Professor Fredericks is a research lead in the health node of the Australian Research Council (ARC)-funded National Indigenous Researchers and Knowledges Network and a member of the Australian Institute of Aboriginal and Torres Strait Islander Studies Research Advisory Committee. Her other memberships include Board Member of the Central Queensland Regional Aboriginal and Islander Health Organisation and the Beyond Blue National Research Advisory Committee.   

In 2022, she was the recipient of the inaugural National NAIDOC Award in Education, in recognition of her many years of service and hard work in education.

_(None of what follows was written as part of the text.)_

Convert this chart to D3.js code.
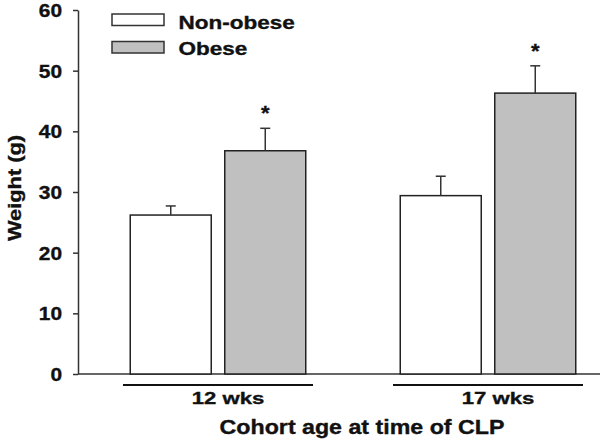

Three years earlier, in 2019, she was the Inaugural Awardee of the National Award for Indigenous Health from the Public Health Association of Australia.  

Amongst her many other awards, Professor Fredericks received a dual award with Dr Odette Best of QUT for the 2015 Tertiary (Wholly Australian) Teaching and Learning Resource Award at the Educational Publishing Awards. The book, titled Yatdjuligin Aboriginal and Torres Strait Islander Nursing and Midwifery Care, was the first text written by Indigenous midwives, nurses and health professionals, addressing Indigenous health issues, but written for the broader audience of Australian nursing and midwifery students.  

It is in research that Professor Fredericks has forged strong ties with UOW. She has worked extensively with Professor Kathleen Clapham on research and grants, including on the National Indigenous Researchers and Knowledges Network, and with former UOW researcher Dr Marlene Longbottom on projects focused on violence against women.  

Professor Fredericks and Professor Clapham  are currently collaborating on an NSW Health grant, with UOW’s Ngarruwan Ngadju, on research into A Place-Based Pandemic Response to the Strengths and Vulnerabilities of Aboriginal Communities in South-Eastern New South Wales.  

Among her many achievements and accolades – and the list is extensive and impressive – Professor Fredericks is also a member of the Uluru Statement from the Heart Working Group.  

Jaymee Beveridge, Vice President (Indigenous Strategy and Engagement) at UOW, nominated Professor Fredericks for the Honorary Doctorate and paid tribute to her immeasurable contribution to the higher education sector.  

“Bronwyn is a fierce, strategic, and courageously kind presence in higher education. She has shifted the dial and carved out spaces for future Indigenous academics,” Ms Beveridge said.  

“Bronwyn proverbially wears her heart on her sleeve, seizing every opportunity to wear her heart necklace representing both her passion and support for the Uluru Statement from the Heart, and indeed her own heart, with her extensive work, collaborative approach to research and publications contribution towards a better Australian for everyone.” 

In looking back over her career, Professor Fredericks said she has always been motivated by a desire to create better outcomes for Aboriginal and Torres Strait Islander people, to effect change and challenge the status quo. Her strength and her sense of purpose is derived from the inequities facing Indigenous communities and the inspiring people she has met along the way.  

“I’ve been inspired and motivated by the people I’ve met, by the communities I’ve seen, and by the people who have been in my life,” she said. “We talk about how society isn’t right and that there needs to be change, but we all have a role to play in bringing about that change. Every single person has a role to play.” 

“Even those who don’t think they can make a change, who choose to do nothing, they are complicit in maintaining the status quo, as their inaction disadvantages other people. I choose to be someone who is trying to make things better for others, rather than  accept to the status quo.” 

“When you understand that equation, you realise that every single action that we choose, or don’t choose, makes a difference.”